Put the cream and the vanilla in a saucepan and bring to a boiling point, but without letting it boil.

Beat the eggs and the 3 tbsp sugar.  While whisking, pour the cream over top of the yolks.

Pour the mixture back into the saucepan.  Cook on medium low heat until it thickens, about 10 miutes.

When the cream is thick, remove the vanilla pod.  Pour the cream into the chilled pie plate.
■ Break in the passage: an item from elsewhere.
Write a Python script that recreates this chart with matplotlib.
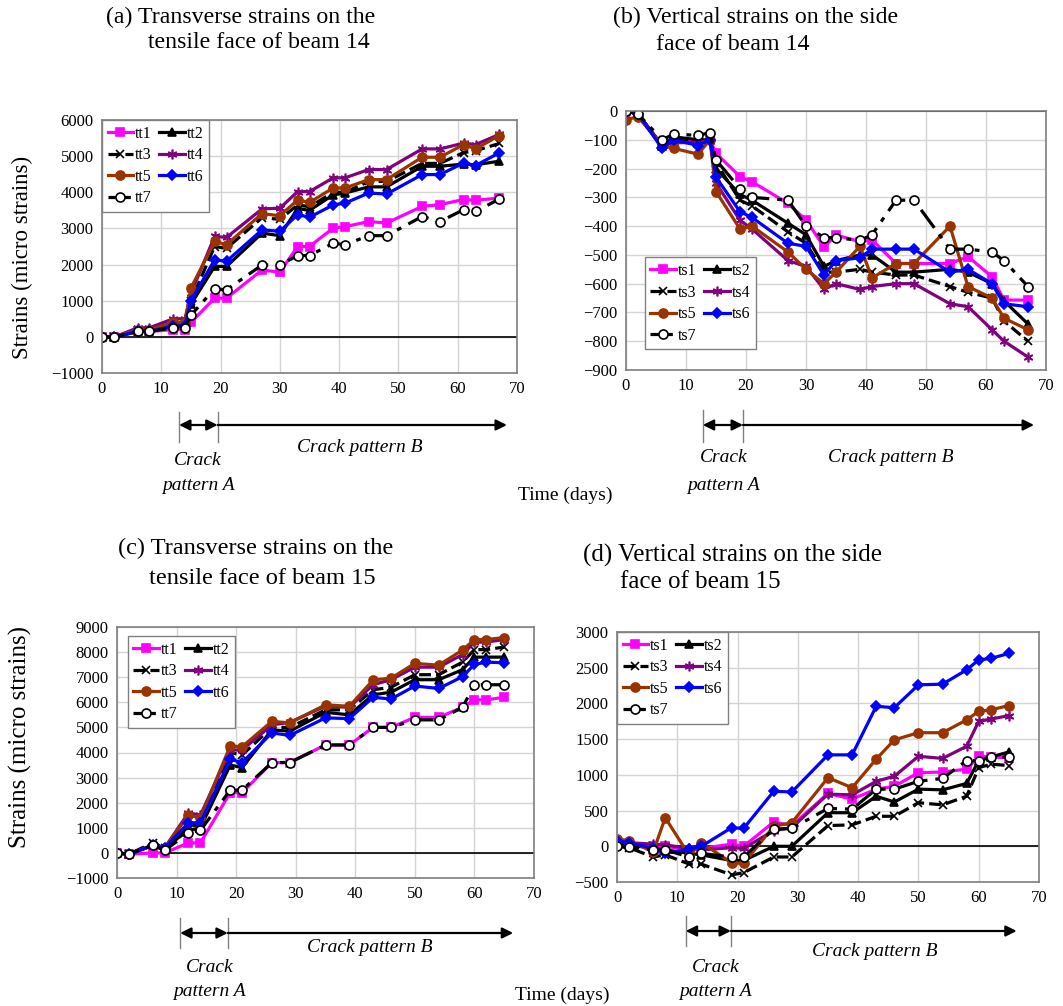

Chill well.  Sprinkle with the demerara sugar.  Burn with a blow torch until blistered.

Serve.

Pear Souffles

  • 1 cup dry white wine
  • 1 cup water
  • 1/2 cup sugar
  • 2 large ripe Bartlett pears—peeled, halved and cored
  • 2 large egg yolks
  • 3 tablespoons egg whites (see Note)
  1. Preheat the oven to 375°. Butter two 1-cup ramekins and dust them lightly with sugar. In a medium stainless-steel saucepan, combine the white wine, water and sugar and bring to a boil; stir to dissolve the sugar. Add the pears and simmer over low heat until very tender, about 7 minutes. Transfer the pears to a food processor and puree until smooth. Boil the pear cooking liquid over high heat until it is reduced to 1/3 cup, about 20 minutes. Let the pear syrup cool completely.
  2. Meanwhile, in a small saucepan, cook the pear puree over moderately low heat, stirring often until reduced to 1/2 cup, about 15 minutes. Transfer the puree to a medium bowl.
  3. In a small stainless-steel bowl, whisk the egg yolks with 1 tablespoon of the reduced pear syrup. Set the bowl over a small saucepan filled with 1-inch of gently simmering water and whisk constantly until the egg yolks thicken, about 2 minutes. Scrape the egg yolks into the pear puree and stir to blend.
  4. In a medium stainless-steel bowl, beat the egg whites until firm peaks form. Add 1 tablespoon of the reduced pear syrup and beat the egg whites until glossy; refrigerate the remaining pear syrup for another use. Using a large rubber spatula, fold one-third of the beaten whites into the pear puree mixture to loosen it, then fold in the remaining beaten egg whites just until blended.
  5. Spoon the soufflé mixture into the prepared ramekins. Bake the soufflés in the center of the oven for about 20 minutes, or until golden and well risen. Serve the soufflés at once.

Banana Souffles

  • 1 tablespoon unsalted butter, melted
  • 5 tablespoons sugar
  • 2 firm, ripe bananas, mashed (1 1/4 cups)
  • 1 tablespoon fresh lime juice
  • 1 large egg yolk
  • 3 large egg whites
  • Salt
  1. Preheat the oven to 400°. Brush four 1-cup ramekins with melted butter. Add 2 tablespoons of the sugar to 1 of the ramekins and rotate it to coat with sugar. Tap the excess sugar into another ramekin and repeat until all the ramekins are coated with sugar. 
  2. In a food processor, puree the bananas with the lime juice, egg yolk and 2 tablespoons of the sugar until smooth. Scrape the banana mixture into a large bowl. 
  3. In a medium stainless steel bowl, beat the egg whites with a pinch of salt until soft peaks form. Add the remaining 1 tablespoon of sugar and beat until firm and glossy. Using a rubber spatula, beat one-fourth of the beaten whites into the banana mixture, then gently fold in the remaining whites. Spoon the soufflé mixture into the prepared ramekins and tap them lightly on a countertop. Transfer the soufflés to a baking sheet and bake in the center of the oven for about 15 minutes, or until golden brown and risen. Serve at once.